:: SET PROBLEM ::
Write again exactly the lines in the listing below, starting at the line with "Clone this chart in matplotlib." and ending at the line with "ax = fig.add_axes([0.141, 0.1227, 0.874, 0.846])", both included. Pictures are not copied.

:: INFORMATION SUPPLIED ::
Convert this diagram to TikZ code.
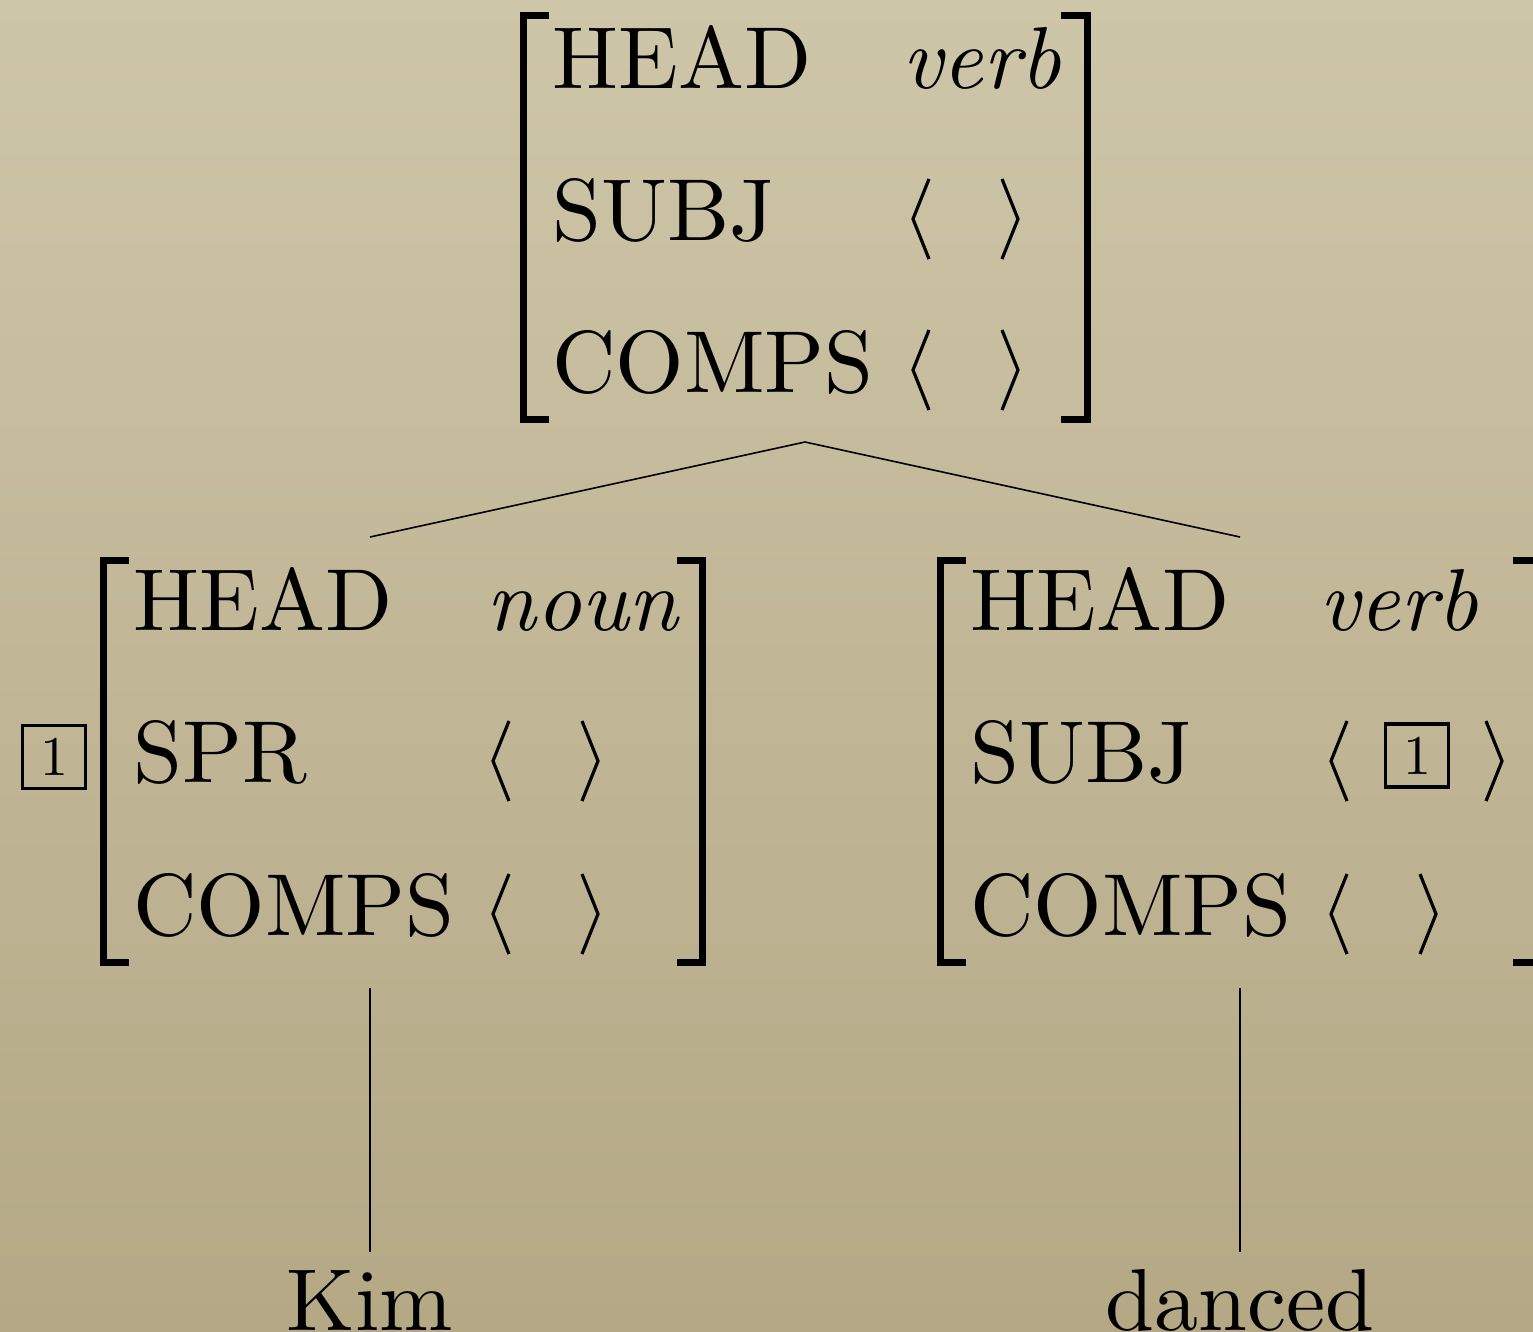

--

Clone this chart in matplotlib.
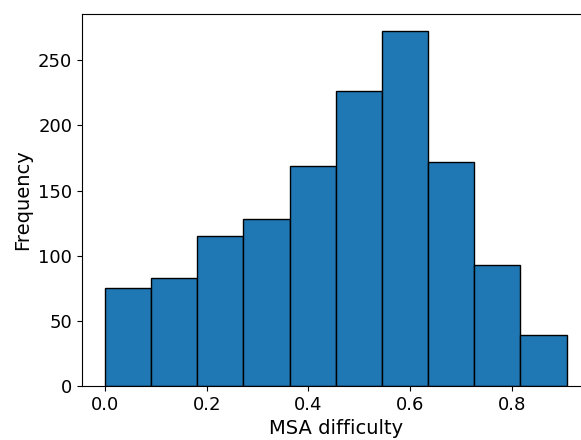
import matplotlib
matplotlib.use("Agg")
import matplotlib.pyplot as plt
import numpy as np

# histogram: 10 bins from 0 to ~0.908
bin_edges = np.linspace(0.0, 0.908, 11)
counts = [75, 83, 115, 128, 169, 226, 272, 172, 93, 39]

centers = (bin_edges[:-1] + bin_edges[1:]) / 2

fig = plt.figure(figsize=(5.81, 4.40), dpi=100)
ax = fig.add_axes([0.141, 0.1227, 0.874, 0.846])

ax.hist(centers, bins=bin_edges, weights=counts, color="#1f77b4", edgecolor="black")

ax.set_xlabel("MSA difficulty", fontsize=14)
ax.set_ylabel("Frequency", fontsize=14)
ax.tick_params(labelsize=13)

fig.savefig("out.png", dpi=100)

--

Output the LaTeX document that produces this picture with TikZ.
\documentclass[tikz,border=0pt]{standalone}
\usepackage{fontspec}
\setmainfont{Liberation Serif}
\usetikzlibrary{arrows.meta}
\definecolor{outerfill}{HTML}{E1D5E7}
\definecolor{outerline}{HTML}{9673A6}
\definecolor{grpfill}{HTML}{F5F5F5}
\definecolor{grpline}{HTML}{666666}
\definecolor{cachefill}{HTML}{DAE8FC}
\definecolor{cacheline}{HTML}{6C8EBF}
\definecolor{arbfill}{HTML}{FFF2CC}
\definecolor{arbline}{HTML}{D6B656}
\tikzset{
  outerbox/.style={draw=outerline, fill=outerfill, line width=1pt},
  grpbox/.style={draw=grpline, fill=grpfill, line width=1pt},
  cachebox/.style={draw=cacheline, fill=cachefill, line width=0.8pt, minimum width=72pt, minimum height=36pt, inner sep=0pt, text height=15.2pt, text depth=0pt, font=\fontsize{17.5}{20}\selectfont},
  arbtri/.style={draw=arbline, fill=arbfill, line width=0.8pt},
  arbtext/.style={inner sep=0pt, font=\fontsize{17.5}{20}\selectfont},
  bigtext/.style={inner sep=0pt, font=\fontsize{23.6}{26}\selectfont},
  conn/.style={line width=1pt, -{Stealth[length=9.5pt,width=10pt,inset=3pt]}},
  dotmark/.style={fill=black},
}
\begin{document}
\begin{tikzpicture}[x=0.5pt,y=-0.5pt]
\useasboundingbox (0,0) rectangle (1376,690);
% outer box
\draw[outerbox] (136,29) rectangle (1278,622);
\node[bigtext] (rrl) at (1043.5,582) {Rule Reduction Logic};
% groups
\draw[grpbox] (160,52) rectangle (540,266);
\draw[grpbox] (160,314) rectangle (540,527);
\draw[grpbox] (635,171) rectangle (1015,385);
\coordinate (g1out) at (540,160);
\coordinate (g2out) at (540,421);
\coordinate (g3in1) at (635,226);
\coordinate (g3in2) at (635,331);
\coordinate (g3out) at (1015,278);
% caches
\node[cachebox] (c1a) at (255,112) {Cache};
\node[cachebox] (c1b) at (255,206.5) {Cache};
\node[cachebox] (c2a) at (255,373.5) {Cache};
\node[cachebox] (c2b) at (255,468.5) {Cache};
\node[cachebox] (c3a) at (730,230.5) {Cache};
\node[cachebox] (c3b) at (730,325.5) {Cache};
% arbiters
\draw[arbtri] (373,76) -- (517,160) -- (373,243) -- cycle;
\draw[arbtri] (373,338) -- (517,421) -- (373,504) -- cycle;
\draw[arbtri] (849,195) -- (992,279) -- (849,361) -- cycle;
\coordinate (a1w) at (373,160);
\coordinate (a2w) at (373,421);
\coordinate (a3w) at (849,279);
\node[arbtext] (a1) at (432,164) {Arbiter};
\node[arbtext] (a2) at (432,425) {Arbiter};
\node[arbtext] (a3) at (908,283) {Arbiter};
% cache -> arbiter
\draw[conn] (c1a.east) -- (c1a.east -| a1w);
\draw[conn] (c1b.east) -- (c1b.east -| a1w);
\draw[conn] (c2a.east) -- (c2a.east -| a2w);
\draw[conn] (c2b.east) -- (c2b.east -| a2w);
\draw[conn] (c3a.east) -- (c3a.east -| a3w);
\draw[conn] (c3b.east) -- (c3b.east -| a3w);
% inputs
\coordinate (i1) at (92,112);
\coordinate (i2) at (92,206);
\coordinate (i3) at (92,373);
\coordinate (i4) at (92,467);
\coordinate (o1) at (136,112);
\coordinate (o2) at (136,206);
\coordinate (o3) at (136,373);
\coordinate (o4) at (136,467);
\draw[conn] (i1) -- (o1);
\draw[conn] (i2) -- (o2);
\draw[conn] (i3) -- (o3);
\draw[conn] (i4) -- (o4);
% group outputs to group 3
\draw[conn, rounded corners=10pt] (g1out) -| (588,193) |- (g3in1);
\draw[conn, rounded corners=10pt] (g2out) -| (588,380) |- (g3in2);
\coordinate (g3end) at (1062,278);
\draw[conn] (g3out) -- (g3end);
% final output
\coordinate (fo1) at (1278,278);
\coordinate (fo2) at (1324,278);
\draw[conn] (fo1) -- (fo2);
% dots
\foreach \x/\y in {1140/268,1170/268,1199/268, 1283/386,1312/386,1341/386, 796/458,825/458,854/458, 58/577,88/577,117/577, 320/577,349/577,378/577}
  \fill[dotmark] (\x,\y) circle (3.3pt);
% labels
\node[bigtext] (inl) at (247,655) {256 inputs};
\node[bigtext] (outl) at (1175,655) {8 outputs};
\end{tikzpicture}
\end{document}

:: FINAL RESULT ::
Clone this chart in matplotlib.
import matplotlib
matplotlib.use("Agg")
import matplotlib.pyplot as plt
import numpy as np

# histogram: 10 bins from 0 to ~0.908
bin_edges = np.linspace(0.0, 0.908, 11)
counts = [75, 83, 115, 128, 169, 226, 272, 172, 93, 39]

centers = (bin_edges[:-1] + bin_edges[1:]) / 2

fig = plt.figure(figsize=(5.81, 4.40), dpi=100)
ax = fig.add_axes([0.141, 0.1227, 0.874, 0.846])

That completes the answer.